A common usage of per procurationem occurs in business letters, which are often signed on behalf of another person. For example, given a secretary authorized to sign a letter on behalf of the president of a company, the signature takes the form:

p.p. Secretary's Signature
President's Name

or

President's Name
p.p. Secretary's Signature

Commonly in practice, an alternative form is used:

Secretary's Signature
p.p. President's Name

The correct usage is the subject of some debate; largely depending on whether one interprets per procurationem as "through the agency of" or "on behalf of". [1] [2]

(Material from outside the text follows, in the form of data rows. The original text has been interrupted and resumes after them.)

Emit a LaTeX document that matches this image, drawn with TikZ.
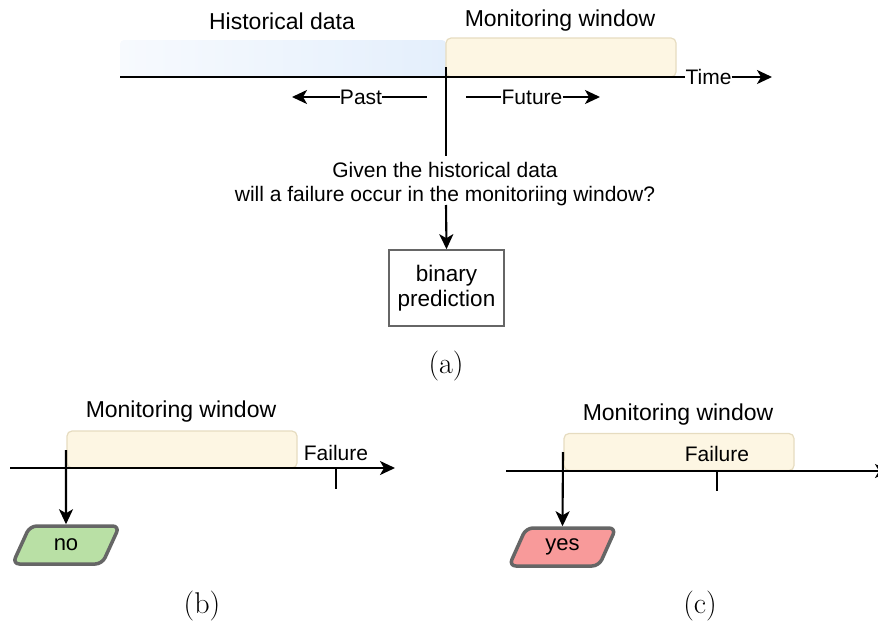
\documentclass[tikz,border=0pt]{standalone}
\usepackage{fontspec}
\usetikzlibrary{arrows.meta,shapes.geometric}
\newfontfamily\arialfont{Liberation Sans}
\definecolor{histpale}{HTML}{F7FAFE}
\definecolor{histblue}{HTML}{E4EFFC}
\definecolor{winfill}{HTML}{FDF6E3}
\definecolor{winline}{HTML}{E6DCC0}
\definecolor{boxgray}{HTML}{666666}
\definecolor{nogreen}{HTML}{B9E0A5}
\definecolor{yesred}{HTML}{F89A9A}
\tikzset{
  x=1pt, y=-1pt,
  lbl/.style={font=\arialfont\fontsize{23}{27}\selectfont, inner sep=0pt},
  tiny/.style={font=\arialfont\fontsize{21}{25}\selectfont, inner sep=0pt},
  axis/.style={line width=2.1pt},
  arr/.style={line width=2.1pt, -{Stealth[length=15pt,width=14pt,inset=4pt]}},
  window/.style={draw=winline, line width=1.2pt, fill=winfill, rounded corners=5pt, inner sep=0pt, minimum width=230pt},
  caption/.style={font=\fontsize{30}{34}\selectfont, inner sep=0pt},
  answer/.style={trapezium, trapezium left angle=64, trapezium right angle=116, trapezium stretches=true,
    draw=boxgray, line width=3.5pt, rounded corners=7pt, minimum width=107pt, minimum height=38pt,
    inner sep=0pt, font=\arialfont\fontsize{22}{26}\selectfont}
}
\begin{document}
\begin{tikzpicture}
\useasboundingbox (0,0) rectangle (878,621);

% ---------- (a) prediction setup ----------
\shade[left color=histpale, right color=histblue, rounded corners=4pt]
  (120,77) -- (120,40) -- (446,40) -- (446,77) [sharp corners] -- cycle;
\node[window, minimum height=39pt] (mw) at (561,57.5) {};
\node[lbl] (hist) at (282,21) {Historical data};
\node[lbl] (mwl) at (560,21) {Monitoring window};

\node[tiny] (time) at (708.5,77) {Time};
\coordinate (origin) at (120,77);
\coordinate (timeend) at (772,77);
\draw[axis] (origin) -- (time.west);
\draw[arr] (time.east) -- (timeend);

\node[tiny] (past) at (361,97) {Past};
\coordinate (pastend) at (292,97);
\coordinate (paststart) at (427,97);
\draw[arr] (past.west) -- (pastend);
\draw[axis] (past.east) -- (paststart);

\node[tiny] (future) at (532,97) {Future};
\coordinate (futstart) at (466,97);
\coordinate (futend) at (600,97);
\draw[axis] (futstart) -- (future.west);
\draw[arr] (future.east) -- (futend);

\node[tiny, align=center, text depth=0pt] (q) at (445,182)
  {Given the historical data\\[-1pt]will a failure occur in the monitoriing window?};
\coordinate (now) at (446,67);
\draw[axis] (now) -- (446,156);

\node[draw=boxgray, line width=1.6pt, minimum width=115pt, minimum height=76pt, align=center,
  font=\arialfont\fontsize{22.5}{25}\selectfont, inner sep=0pt] (bp) at (446.5,288)
  {binary\\prediction};
\draw[arr] (446,205) -- (bp.north);

\node[caption] (capa) at (446,366) {(a)};

% ---------- (b) no failure in the window ----------
\node[lbl] (mwb) at (181,412) {Monitoring window};
\node[window, minimum height=37pt] (wb) at (182,449.5) {};
\coordinate (bstart) at (10,468);
\coordinate (bend) at (395,468);
\draw[arr] (bstart) -- (bend);
\node[tiny] (failb) at (336,453) {Failure};
\draw[axis] (336,468) -- (336,489);
\node[answer, fill=nogreen] (no) at (66,545) {no};
\coordinate (bnow) at (66,450);
\draw[arr] (bnow) -- (no.north);
\node[caption] (capb) at (202,606) {(b)};

% ---------- (c) failure in the window ----------
\node[lbl] (mwc) at (678,415) {Monitoring window};
\node[window, minimum height=37pt] (wc) at (679,452) {};
\coordinate (cstart) at (506,471);
\coordinate (cend) at (890,471);
\draw[arr] (cstart) -- (cend);
\node[tiny] (failc) at (717,454) {Failure};
\draw[axis] (717,471) -- (717,491);
\node[answer, fill=yesred] (yes) at (562.5,547) {yes};
\coordinate (cnow) at (563,452);
\draw[arr] (cnow) -- (yes.north);
\node[caption] (capc) at (700,606) {(c)};
\end{tikzpicture}
\end{document}
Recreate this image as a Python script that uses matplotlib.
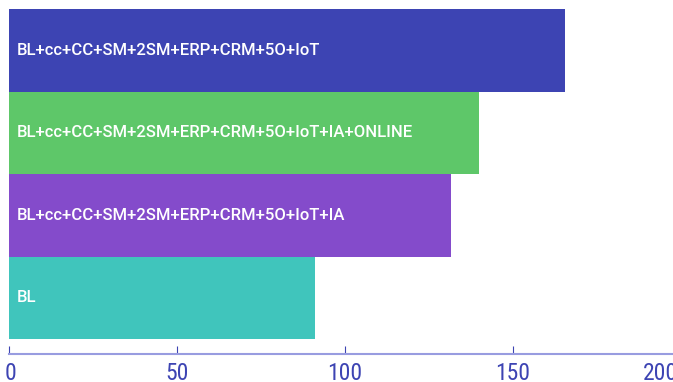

In ecclesiastical law, procuration is the provision of necessaries for bishops and archdeacons during their visitations of parochial churches in their dioceses. Procuration originally took the form of meat, drink, provender, and other accommodation, but was gradually changed to a sum of money. Procuration is an ecclesiastical due, and is therefore suable only in a spiritual court. In those dioceses where the bishops estates have vested in the ecclesiastical commissioners procurations are payable to the commissioners who, however, have abandoned their collection (Phillimore, Ecc. Law, 2nd ed., 1895, pp. 1051, 1060).

Procuration is also used specifically for the negotiation of a loan by an agent for his client, whether by mortgage or otherwise, and the sum of money or commission paid for negotiating it is frequently termed procuration fee.

Finally, English criminal law makes the provision or attempted provision of any person under twenty-one years of age for the purpose of illicit intercourse (prostitution) an offence, known as procuration - compare procuring.